Traditional banks in India are slowly testing the waters with cryptocurrency-backed loans—a move that could signal a major shift in how digital assets are treated in mainstream finance. With crypto adoption rising even in Tier‑2 cities, lenders are beginning to explore how virtual assets can be used as collateral, despite regulatory uncertainties.
What Are Crypto-Backed Loans?
Simply put, these loans let individuals borrow money by pledging their crypto holdings instead of gold, property, or fixed deposits. The borrower retains ownership of the crypto, but it remains locked as collateral until the loan is repaid.
This model is already being offered by some global fintech platforms, and now, a few private banks and NBFCs in India are starting to pilot similar offerings—quietly, and on a limited scale.
Why Banks Are Interested
There’s growing demand from a younger, tech-savvy customer base that sees crypto not just as an investment, but as a long-term asset.
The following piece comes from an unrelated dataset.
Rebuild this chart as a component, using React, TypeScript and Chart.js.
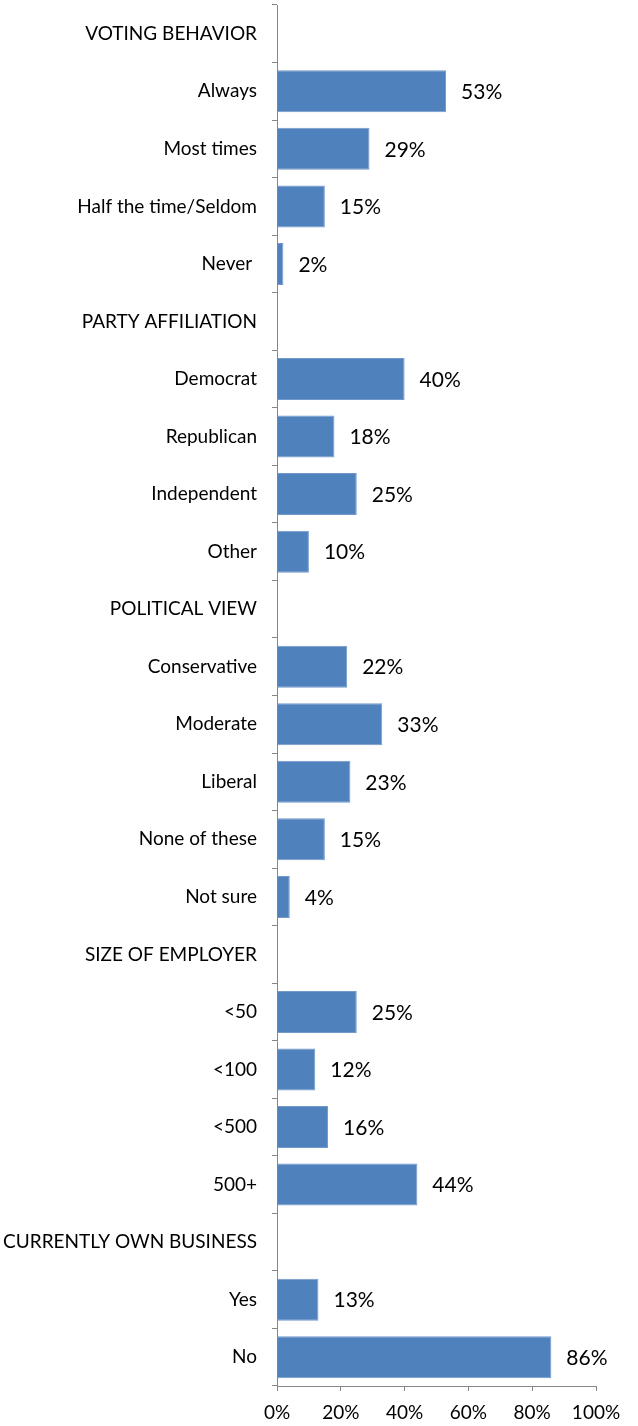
import React, { useEffect, useRef } from "react";
import { Chart, registerables } from "chart.js";
Chart.register(...registerables);

const categories = [
  "VOTING BEHAVIOR",
  "Always",
  "Most times",
  "Half the time/Seldom",
  "Never ",
  "PARTY AFFILIATION",
  "Democrat",
  "Republican",
  "Independent",
  "Other",
  "POLITICAL VIEW",
  "Conservative",
  "Moderate",
  "Liberal",
  "None of these",
  "Not sure",
  "SIZE OF EMPLOYER",
  "<50",
  "<100",
  "<500",
  "500+",
  "CURRENTLY OWN BUSINESS",
  "Yes",
  "No",
];

const values: (number | null)[] = [
  null, 53, 29, 15, 2,
  null, 40, 18, 25, 10,
  null, 22, 33, 23, 15, 4,
  null, 25, 12, 16, 44,
  null, 13, 86,
];

const xMin = 0;
const xMax = 100;
const xStep = 20;

const FONT = "Lato, 'Open Sans', sans-serif";

export default function App() {
  const ref = useRef<HTMLCanvasElement | null>(null);
  useEffect(() => {
    if (!ref.current) return;
    const labelPlugin = {
      id: "barLabels",
      afterDatasetsDraw(chart: any) {
        const ctx = chart.ctx;
        const meta = chart.getDatasetMeta(0);
        ctx.save();
        ctx.font = `21px ${FONT}`;
        ctx.fillStyle = "#000";
        ctx.textAlign = "left";
        ctx.textBaseline = "middle";
        meta.data.forEach((bar: any, i: number) => {
          const v = values[i];
          if (v === null || v === undefined) return;
          ctx.fillText(`${v}%`, bar.x + 15, bar.y + 1);
        });
        ctx.restore();
      },
    };
    const chart = new Chart(ref.current, {
      type: "bar",
      data: {
        labels: categories,
        datasets: [
          {
            data: values as any,
            backgroundColor: "#4F81BD",
            borderColor: "#7399CB",
            borderWidth: 1,
            barPercentage: 0.73,
            categoryPercentage: 1,
          },
        ],
      },
      options: {
        indexAxis: "y",
        animation: false,
        responsive: false,
        layout: { padding: { top: 5, right: 42, left: 0, bottom: 0 } },
        plugins: { legend: { display: false }, tooltip: { enabled: false } },
        scales: {
          y: {
            type: "category",
            grid: {
              display: true,
              drawOnChartArea: false,
              offset: true,
              tickLength: 5,
              color: "#868686",
            },
            border: { color: "#868686", width: 1 },
            ticks: {
              padding: 15,
              color: "#000",
              font: { family: FONT, size: 19 },
              autoSkip: false,
            },
            afterFit: (s: any) => {
              s.width = 277;
              s.paddingTop = 0;
              s.paddingBottom = 0;
            },
          },
          x: {
            min: xMin,
            max: xMax,
            grid: {
              display: true,
              drawOnChartArea: false,
              tickLength: 5,
              color: "#868686",
            },
            border: { color: "#868686", width: 1 },
            ticks: {
              stepSize: xStep,
              padding: 10,
              color: "#000",
              font: { family: FONT, size: 19 },
              callback: (v: any) => `${v}%`,
            },
            afterFit: (s: any) => {
              s.height = 40;
              s.paddingLeft = 0;
              s.paddingRight = 0;
            },
          },
        },
      },
      plugins: [labelPlugin],
    });
    return () => chart.destroy();
  }, []);
  return (
    <div style={{ position: "absolute", left: 0, top: 0, width: 638, height: 1426, background: "#fff" }}>
      <canvas ref={ref} width={638} height={1426} />
    </div>
  );
}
For banks, this is an opportunity to tap into an emerging segment and diversify their lending portfolio.
With the value of cryptocurrencies like Bitcoin and Ethereum stabilizing to some extent and becoming more widely held in digital wallets, they are beginning to resemble real, holdable assets—at least in the eyes of some lenders.
But the Risks Are Real
Crypto is still volatile, and regulators have not formally recognized it as legal tender or even a stable financial asset. If the value of the collateral drops sharply, banks risk losing money or facing defaults.
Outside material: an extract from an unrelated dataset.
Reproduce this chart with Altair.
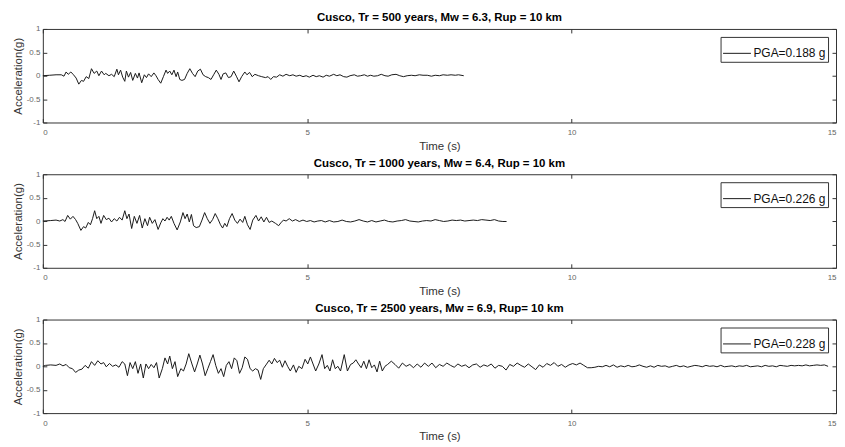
import altair as alt
import pandas as pd

# ---------------- data ----------------
t1 = [0.00, 0.13, 0.25, 0.35, 0.40, 0.44, 0.48, 0.53, 0.58, 0.63, 0.68, 0.73, 0.77, 0.82, 0.87,
      0.92, 0.97, 1.02, 1.06, 1.11, 1.16, 1.19, 1.25, 1.30, 1.35, 1.40, 1.43, 1.47, 1.51, 1.55,
      1.58, 1.62, 1.66, 1.70, 1.75, 1.79, 1.82, 1.87, 1.92, 1.96, 2.00, 2.05, 2.10, 2.14, 2.18,
      2.23, 2.28, 2.33, 2.36, 2.40, 2.44, 2.48, 2.52, 2.55, 2.59, 2.63, 2.68, 2.73, 2.78, 2.83,
      2.88, 2.93, 2.98, 3.03, 3.08, 3.13, 3.18, 3.23, 3.28, 3.33, 3.37, 3.41, 3.46, 3.51, 3.56,
      3.61, 3.66, 3.71, 3.76, 3.82, 3.86, 3.91, 3.96, 4.01, 4.08, 4.14, 4.21, 4.26, 4.31, 4.36,
      4.42, 4.48, 4.54, 4.60, 4.67, 4.73, 4.79, 4.86, 4.92, 4.98, 5.04, 5.11, 5.17, 5.23, 5.30,
      5.36, 5.42, 5.50, 5.56, 5.62, 5.69, 5.75, 5.81, 5.89, 5.95, 6.01, 6.08, 6.14, 6.20, 6.26,
      6.33, 6.40, 6.47, 6.53, 6.60, 6.68, 6.75, 6.82, 6.89, 6.97, 7.04, 7.12, 7.19, 7.27, 7.35,
      7.42, 7.50, 7.57, 7.65, 7.72, 7.80, 7.86, 7.96]
a1 = [0.00, 0.01, 0.02, 0.02, -0.01, 0.08, 0.03, 0.08, 0.02, -0.05, -0.18, -0.10, -0.12, -0.02, -0.06,
      0.15, 0.05, 0.10, 0.00, 0.10, 0.02, 0.05, 0.00, 0.03, -0.02, 0.14, 0.02, 0.12, -0.03, -0.12,
      0.10, -0.03, 0.07, -0.10, 0.05, -0.05, 0.06, -0.15, 0.02, -0.04, 0.04, -0.02, 0.06, 0.00, -0.08,
      -0.16, -0.02, 0.12, 0.05, 0.10, 0.02, 0.12, -0.02, 0.08, -0.08, -0.10, -0.08, 0.05, 0.15, 0.05,
      -0.02, 0.10, 0.14, 0.02, -0.02, -0.04, -0.08, 0.02, 0.12, 0.03, -0.08, 0.04, 0.06, -0.04, -0.02,
      0.10, -0.01, -0.13, -0.02, 0.08, 0.02, 0.07, -0.02, 0.03, 0.00, -0.02, -0.04, -0.02, -0.08, -0.02,
      -0.03, 0.02, -0.01, 0.03, 0.00, 0.02, -0.01, 0.01, -0.02, 0.00, -0.03, 0.01, -0.02, 0.00, -0.03,
      0.01, -0.01, 0.03, 0.00, 0.02, -0.02, -0.03, 0.00, 0.02, -0.01, 0.00, 0.02, -0.01, 0.01, -0.01,
      0.00, 0.03, 0.00, -0.01, 0.02, 0.03, 0.00, -0.02, 0.00, 0.01, 0.00, 0.02, 0.01, 0.01, -0.01,
      0.01, 0.00, 0.02, 0.01, 0.02, 0.01, 0.02, 0.00]

t2 = [0.00, 0.15, 0.25, 0.32, 0.38, 0.42, 0.47, 0.52, 0.57, 0.62, 0.66, 0.72, 0.77, 0.81, 0.86,
      0.90, 0.94, 0.98, 1.02, 1.06, 1.10, 1.15, 1.20, 1.25, 1.30, 1.35, 1.40, 1.45, 1.50, 1.55,
      1.59, 1.63, 1.68, 1.73, 1.78, 1.83, 1.88, 1.93, 1.98, 2.02, 2.07, 2.12, 2.18, 2.23, 2.27,
      2.31, 2.35, 2.39, 2.43, 2.48, 2.54, 2.60, 2.65, 2.69, 2.73, 2.77, 2.81, 2.85, 2.90, 2.96,
      3.01, 3.06, 3.11, 3.16, 3.21, 3.26, 3.31, 3.36, 3.40, 3.44, 3.48, 3.53, 3.58, 3.63, 3.68,
      3.73, 3.78, 3.82, 3.87, 3.92, 3.97, 4.03, 4.08, 4.13, 4.18, 4.23, 4.28, 4.33, 4.40, 4.46,
      4.50, 4.55, 4.60, 4.66, 4.72, 4.78, 4.85, 4.92, 4.99, 5.06, 5.13, 5.20, 5.27, 5.34, 5.42,
      5.50, 5.58, 5.66, 5.74, 5.82, 5.90, 5.98, 6.06, 6.14, 6.22, 6.30, 6.38, 6.46, 6.54, 6.62,
      6.70, 6.78, 6.86, 6.94, 7.02, 7.10, 7.18, 7.26, 7.34, 7.42, 7.50, 7.58, 7.66, 7.74, 7.82,
      7.90, 7.98, 8.06, 8.14, 8.22, 8.30, 8.38, 8.46, 8.54, 8.62, 8.70, 8.77]
a2 = [0.00, 0.01, 0.02, 0.00, 0.03, -0.01, 0.12, 0.04, 0.10, 0.03, -0.05, -0.20, -0.12, -0.15, -0.03,
      -0.08, 0.05, 0.22, 0.05, 0.10, -0.05, 0.12, 0.03, 0.06, -0.02, 0.05, 0.00, 0.08, 0.02, 0.22,
      0.05, 0.15, -0.16, 0.10, -0.05, 0.12, -0.15, 0.05, -0.10, 0.08, -0.05, 0.03, -0.18, -0.04, 0.05,
      0.00, 0.08, 0.02, 0.10, -0.05, -0.19, -0.02, 0.18, 0.05, 0.15, -0.02, 0.14, -0.10, -0.14, -0.12,
      0.02, 0.18, 0.05, -0.05, 0.03, 0.16, 0.05, -0.08, -0.15, -0.05, -0.12, 0.05, 0.16, 0.02, -0.05,
      0.04, -0.03, 0.10, -0.08, -0.18, 0.02, 0.12, 0.00, 0.09, -0.02, 0.08, -0.03, 0.00, -0.05, -0.10,
      -0.04, 0.02, 0.00, 0.05, 0.00, 0.03, -0.01, 0.02, -0.01, 0.01, -0.02, 0.00, 0.01, -0.02, 0.01,
      -0.02, -0.01, 0.02, -0.01, -0.02, 0.00, 0.03, 0.00, -0.02, 0.01, -0.02, 0.00, 0.02, -0.01, -0.02,
      0.00, 0.01, 0.03, 0.00, -0.01, -0.02, 0.00, 0.01, 0.00, 0.03, 0.01, -0.01, 0.00, 0.02, 0.01,
      0.02, 0.00, 0.01, 0.02, 0.01, 0.03, 0.02, 0.01, 0.03, 0.00, -0.01, -0.01]

t3 = [0.00, 0.05, 0.15, 0.25, 0.32, 0.38, 0.44, 0.50, 0.56, 0.62, 0.68, 0.74, 0.80, 0.86, 0.92,
      0.98, 1.04, 1.10, 1.15, 1.20, 1.26, 1.32, 1.38, 1.44, 1.50, 1.55, 1.60, 1.65, 1.70, 1.75,
      1.80, 1.85, 1.90, 1.95, 2.00, 2.05, 2.10, 2.15, 2.20, 2.26, 2.31, 2.36, 2.40, 2.45, 2.50,
      2.55, 2.61, 2.66, 2.71, 2.76, 2.82, 2.87, 2.92, 2.97, 3.02, 3.07, 3.12, 3.17, 3.22, 3.27,
      3.32, 3.37, 3.42, 3.47, 3.52, 3.57, 3.62, 3.67, 3.72, 3.77, 3.82, 3.87, 3.92, 3.97, 4.02,
      4.07, 4.12, 4.17, 4.22, 4.28, 4.33, 4.38, 4.43, 4.48, 4.53, 4.58, 4.63, 4.68, 4.74, 4.79,
      4.84, 4.90, 4.96, 5.01, 5.06, 5.11, 5.16, 5.22, 5.28, 5.33, 5.38, 5.43, 5.48, 5.53, 5.58,
      5.63, 5.70, 5.76, 5.82, 5.87, 5.92, 5.97, 6.02, 6.07, 6.12, 6.17, 6.22, 6.27, 6.32, 6.37,
      6.42, 6.47, 6.52, 6.59, 6.66, 6.73, 6.80, 6.87, 6.94, 7.01, 7.08, 7.15, 7.22, 7.29, 7.36,
      7.43, 7.50, 7.57, 7.64, 7.71, 7.78, 7.85, 7.92, 7.99, 8.06, 8.13, 8.20, 8.27, 8.34, 8.41,
      8.48, 8.55, 8.62, 8.69, 8.76, 8.83, 8.90, 8.97, 9.04, 9.11, 9.18, 9.25, 9.32, 9.39, 9.46,
      9.53, 9.60, 9.67, 9.74, 9.81, 9.88, 9.95, 10.02, 10.09, 10.16, 10.23, 10.30, 10.37, 10.44, 10.51,
      10.58, 10.65, 10.72, 10.79, 10.86, 10.93, 11.00, 11.07, 11.14, 11.21, 11.28, 11.35, 11.42, 11.49, 11.56,
      11.63, 11.70, 11.77, 11.84, 11.91, 11.98, 12.05, 12.12, 12.19, 12.26, 12.33, 12.40, 12.47, 12.54, 12.61,
      12.68, 12.75, 12.82, 12.89, 12.96, 13.03, 13.10, 13.17, 13.24, 13.31, 13.38, 13.45, 13.52, 13.59, 13.66,
      13.73, 13.80, 13.87, 13.94, 14.01, 14.08, 14.15, 14.22, 14.29, 14.36, 14.43, 14.50, 14.57, 14.64, 14.71,
      14.78, 14.85]
a3 = [0.00, 0.02, 0.03, 0.02, 0.05, 0.01, 0.04, -0.03, -0.05, -0.13, -0.08, -0.06, 0.02, -0.04, 0.10,
      0.02, 0.12, 0.05, 0.08, -0.01, 0.06, 0.00, 0.03, -0.02, 0.10, 0.05, -0.20, 0.08, -0.05, 0.10,
      -0.15, 0.05, -0.25, 0.05, -0.05, 0.04, -0.03, 0.08, -0.25, -0.05, 0.18, 0.05, 0.22, -0.05, 0.10,
      -0.22, -0.05, -0.10, 0.05, 0.27, 0.05, -0.12, 0.05, 0.24, 0.05, -0.20, -0.05, 0.10, 0.25, 0.02,
      -0.15, -0.05, -0.22, 0.02, 0.10, -0.05, 0.18, 0.12, -0.15, -0.03, 0.20, 0.15, -0.05, -0.10, -0.05,
      -0.08, -0.28, -0.05, 0.03, 0.13, 0.05, 0.17, 0.08, 0.13, -0.02, 0.12, 0.00, -0.10, 0.03, -0.13,
      0.00, -0.05, 0.15, 0.05, 0.20, 0.05, -0.10, 0.05, 0.25, -0.05, 0.02, -0.10, 0.14, -0.05, 0.00,
      -0.10, 0.25, -0.10, 0.04, 0.07, 0.14, 0.05, -0.03, 0.11, -0.05, 0.14, -0.03, 0.03, -0.12, 0.11,
      -0.10, 0.00, 0.04, 0.11, 0.04, -0.04, 0.07, 0.00, 0.04, -0.03, 0.05, -0.02, 0.07, 0.00, 0.07,
      -0.03, 0.04, 0.00, 0.07, 0.02, -0.02, 0.05, 0.00, 0.03, -0.03, 0.03, 0.05, -0.02, 0.03, 0.00,
      0.05, -0.04, 0.02, 0.00, -0.08, 0.04, 0.00, 0.07, 0.02, -0.02, 0.05, -0.01, -0.07, 0.03, -0.02,
      0.06, 0.02, 0.08, 0.00, 0.04, -0.02, 0.03, 0.06, 0.03, 0.07, 0.02, -0.03, -0.03, -0.02, 0.00,
      -0.01, 0.02, -0.01, 0.03, -0.02, 0.01, -0.01, 0.02, -0.01, 0.00, 0.03, 0.00, -0.02, 0.01, -0.02,
      0.02, 0.00, 0.01, -0.02, 0.00, 0.02, -0.01, 0.01, -0.02, 0.00, 0.02, 0.01, -0.01, 0.02, 0.00,
      0.01, -0.01, 0.02, -0.01, 0.00, 0.01, -0.01, 0.01, 0.00, 0.02, -0.01, 0.00, 0.01, -0.01, 0.02,
      0.00, 0.01, -0.01, 0.02, 0.01, 0.00, 0.02, 0.01, 0.02, 0.01, 0.03, 0.01, 0.02, 0.03, 0.02,
      0.03, 0.00]

titles = [
    "Cusco, Tr = 500 years, Mw = 6.3, Rup = 10 km",
    "Cusco, Tr = 1000 years, Mw = 6.4, Rup = 10 km",
    "Cusco, Tr = 2500 years, Mw = 6.9, Rup= 10 km",
]
pga_labels = ["PGA=0.188 g", "PGA=0.226 g", "PGA=0.228 g"]
x_ticks = [0, 5, 10, 15]
y_ticks = [-1, -0.5, 0, 0.5, 1]

FONT = "Liberation Sans"
W, H = 797, 94


def panel(t, a, title, pga):
    df = pd.DataFrame({"t": t, "a": a, "s": [pga] * len(t)})
    xs = alt.Scale(domain=[0, 15], nice=False, zero=False)
    ys = alt.Scale(domain=[-1, 1], nice=False)
    main = alt.Chart(df).mark_line(strokeWidth=1, interpolate="linear").encode(
        x=alt.X("t:Q", scale=xs, axis=alt.Axis(values=x_ticks, title="Time (s)", orient="bottom",
                                               labelExpr="'' + datum.value")),
        y=alt.Y("a:Q", scale=ys, axis=alt.Axis(values=y_ticks, title="Acceleration(g)", orient="left",
                                               labelExpr="'' + datum.value")),
        color=alt.Color("s:N", scale=alt.Scale(range=["#1a1a1a"]),
                        legend=alt.Legend(title=None, orient="top-right", offset=8,
                                          symbolType="stroke", symbolSize=784,
                                          symbolStrokeWidth=1, labelOffset=2,
                                          labelFont=FONT, labelFontSize=12, labelColor="#111",
                                          padding=2, strokeColor="#333", fillColor="white",
                                          cornerRadius=0)),
    )
    ghost = alt.Chart(df).mark_line(opacity=0).encode(
        x=alt.X("t:Q", scale=xs, axis=alt.Axis(values=x_ticks, orient="top", labels=False, title=None)),
        y=alt.Y("a:Q", scale=ys, axis=alt.Axis(values=y_ticks, orient="right", labels=False, title=None)),
    )
    return alt.layer(main, ghost).resolve_axis(x="independent", y="independent").properties(
        width=W, height=H,
        title=alt.TitleParams(title, font=FONT, fontSize=11.5, fontWeight="bold", color="#000",
                              offset=1, anchor="middle"),
    )


chart = alt.vconcat(
    panel(t1, a1, titles[0], pga_labels[0]),
    panel(t2, a2, titles[1], pga_labels[1]),
    panel(t3, a3, titles[2], pga_labels[2]),
    spacing=5,
).resolve_scale(color="independent").properties(
    padding={"left": 3, "top": 3, "right": 0, "bottom": 0},
    background="white",
).configure_view(
    stroke="#333", strokeWidth=1
).configure_axis(
    grid=False, domain=False, tickSize=4, offset=-4, tickColor="#333", tickWidth=1,
    labelFont=FONT, labelFontSize=8, labelColor="#666", labelPadding=6,
    titleFont=FONT, titleFontSize=11.5, titleFontWeight="normal", titleColor="#333", titlePadding=4,
).configure_axisLeft(
    labelPadding=3, titlePadding=3
)

chart.save("out.html", embed_options={"renderer": "svg", "actions": False})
Because of this, institutions involved in such loans are keeping very tight loan-to-value ratios—sometimes as low as 30–40%. That means if you pledge ₹10 lakh worth of crypto, you might only get a loan of ₹3–4 lakh.
Also, borrowers have to agree to instant liquidation of their crypto if prices fall below a certain level, making these loans risky for those who aren’t tracking the market closely.
Regulatory Standpoint Still Unclear
So far, India’s Reserve Bank and finance ministry have not issued specific rules about crypto-backed loans. This puts lenders in a grey zone. Some are offering these loans through tie-ups with third-party crypto platforms instead of handling the crypto themselves.
The lack of a regulatory framework also makes it harder for borrowers to understand their rights or obligations clearly. For now, it’s mostly high-net-worth individuals or those already involved in crypto who are testing these waters.
Crypto Reaching Smaller Cities
What’s interesting is that crypto activity is no longer limited to metros. Many exchanges have seen a spike in users from Tier‑2 and Tier‑3 cities. These users are often first-time investors, freelancers receiving crypto payments, or young professionals building long-term portfolios.
As this base grows, demand for crypto-integrated financial products like loans, cards, and EMI options is likely to follow.
Conclusion
Crypto-backed loans are still a niche product in India, but their presence in the formal banking space signals a growing shift in attitudes. For now, the movement is cautious, experimental, and limited to specific customer profiles. But if regulations evolve and asset stability improves, this could open a new chapter in how Indians use and leverage their digital wealth—especially outside the big metros.